One day some of them can say they were lucky enough to snap a pic with the No. 1 pick in the WNBA Draft (she’s eligible for it in 2023). When she’s done at UConn, chances are she’ll end up being one of the most decorated players in women’s college basketball history. On top of winning the Wooden Award, Bueckers was also named the Naismith Player of the Year, AP Player of the Year, USBWA Player of the Year, Big East Player of the Year, and Big East Freshman of the Year last season. 

The only thing she didn’t deliver was another national title for UConn. Bueckers admits she feels the “weight of the world” on her shoulders when the team doesn’t win or she struggles on the court. But if she wasn’t a generational talent, with an insanely bright future and unquestioned marketability playing for the premier program in her sport, major brands wouldn’t want to work with her. Leave it to Auriemma, though, to keep Bueckers honest. 

“I asked Paige the other day—I said, ‘You know how long this is going to last, right?’ She goes, ‘Yeah,’” Auriemma said, recalling a conversation they had this past summer. “‘You know what makes this go away?’ She goes, ‘Yeah, if I suck.’ I said, ‘Correct.’ So the No. 1 thing is still you better be good at basketball or none of these opportunities come along.”

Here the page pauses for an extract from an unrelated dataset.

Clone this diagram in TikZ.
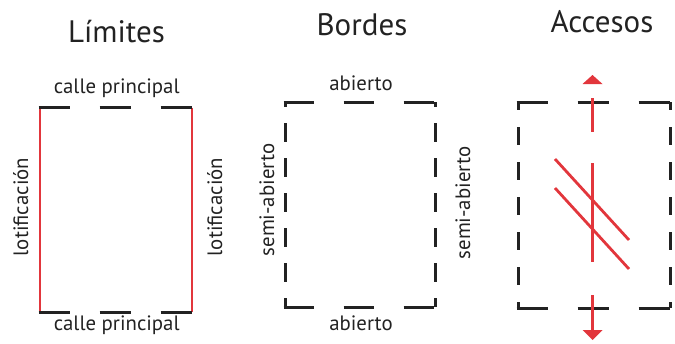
\documentclass[tikz,border=0pt]{standalone}
\usepackage{fontspec}
\setmainfont{PT Sans}
\definecolor{accred}{HTML}{E2363C}
\definecolor{dk}{HTML}{222222}
\tikzset{
  blk/.style={draw=dk, line width=3pt},
  rd/.style={draw=accred, line width=2.8pt},
  ttl/.style={font=\fontsize{31}{36}\selectfont, text=dk, anchor=base, inner sep=0pt},
  lbl/.style={font=\fontsize{20.8}{24}\selectfont, text=dk, anchor=base, inner sep=0pt},
}
\begin{document}
\begin{tikzpicture}[x=1pt,y=-1pt]
\useasboundingbox (0,0) rectangle (675,343);
% titles
\node[ttl] (t1) at (116.5,42) {Límites};
\node[ttl] (t2) at (362,35) {Bordes};
\node[ttl] (t3) at (602,32) {Accesos};

% ---- Limites
\coordinate (a1) at (40,107.7);
\coordinate (a2) at (192,107.7);
\coordinate (a3) at (192,312);
\coordinate (a4) at (40,312);
\draw[rd] (a1) -- (a4);
\draw[rd] (a2) -- (a3);
\draw[blk, dash pattern=on 31pt off 30pt] ([xshift=-1.4pt]a1) -- ([xshift=1.4pt]a2);
\draw[blk, dash pattern=on 31pt off 30pt] ([xshift=-1.4pt]a4) -- ([xshift=1.4pt]a3);
\node[lbl] (l1) at (116.7,93) {calle principal};
\node[lbl] (l2) at (116.7,330) {calle principal};
\node[lbl, rotate=90] (l3) at (28,207) {lotificación};
\node[lbl, rotate=90] (l4) at (222,207) {lotificación};

% ---- Bordes
\coordinate (b1) at (285,102);
\coordinate (b2) at (435,102);
\coordinate (b3) at (435,307);
\coordinate (b4) at (285,307);
\draw[blk, dash pattern=on 30pt off 30pt] ([xshift=-1.5pt]b1) -- ([xshift=1.5pt]b2);
\draw[blk, dash pattern=on 30pt off 30pt] ([xshift=-1.5pt]b4) -- ([xshift=1.5pt]b3);
\draw[blk, dash pattern=on 19pt off 16pt, dash phase=14pt] (b1) -- (b4);
\draw[blk, dash pattern=on 19pt off 16pt, dash phase=14pt] (b2) -- (b3);
\node[lbl] (m1) at (361,90) {abierto};
\node[lbl] (m2) at (361,330) {abierto};
\node[lbl, rotate=90] (m3) at (274,200) {semi-abierto};
\node[lbl, rotate=90] (m4) at (470,203) {semi-abierto};

% ---- Accesos
\coordinate (c1) at (518,102);
\coordinate (c2) at (670,102);
\coordinate (c3) at (670,308);
\coordinate (c4) at (518,308);
\draw[blk, dash pattern=on 31pt off 30pt] ([xshift=-1.5pt]c1) -- ([xshift=1.5pt]c2);
\draw[blk, dash pattern=on 31pt off 30pt] ([xshift=-1.5pt]c4) -- ([xshift=1.5pt]c3);
\draw[blk, dash pattern=on 18pt off 17pt, dash phase=10pt] (c1) -- (c4);
\draw[blk, dash pattern=on 18pt off 17pt, dash phase=10pt] (c2) -- (c3);
% red access symbol
\coordinate (u0) at (592.5,98);
\coordinate (u1) at (592.5,132);
\coordinate (ut) at (592.5,75);
\draw[rd] (u0) -- (u1);
\fill[accred] (ut) -- ([xshift=10pt,yshift=-9pt]ut) -- ([xshift=-10pt,yshift=-9pt]ut) -- cycle;
\coordinate (d0) at (592.5,295);
\coordinate (d1) at (592.5,331);
\coordinate (dt) at (592.5,340);
\draw[rd] (d0) -- (d1);
\fill[accred] (dt) -- ([xshift=10pt,yshift=10pt]dt) -- ([xshift=-10pt,yshift=10pt]dt) -- cycle;
\coordinate (v0) at (592.5,163);
\coordinate (v1) at (592.5,262);
\draw[rd] (v0) -- (v1);
\coordinate (p0) at (555,159);
\coordinate (p1) at (629,240);
\coordinate (q0) at (555,188);
\coordinate (q1) at (629,269);
\draw[rd] (p0) -- (p1);
\draw[rd] (q0) -- (q1);
\end{tikzpicture}
\end{document}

He’s not wrong. And it’s another example of Geno being Geno. Ask Bueckers for a favorite Auriemma story and she can’t narrow it down to one. She loves the jokes he tells at practice that often leave her wondering if they’re really jokes. Paige Kardashian is obviously a joke. Reminding the trailblazer how quickly her opportunities can disappear is keeping it real.

“He says so many things that get to your soul,” says Bueckers.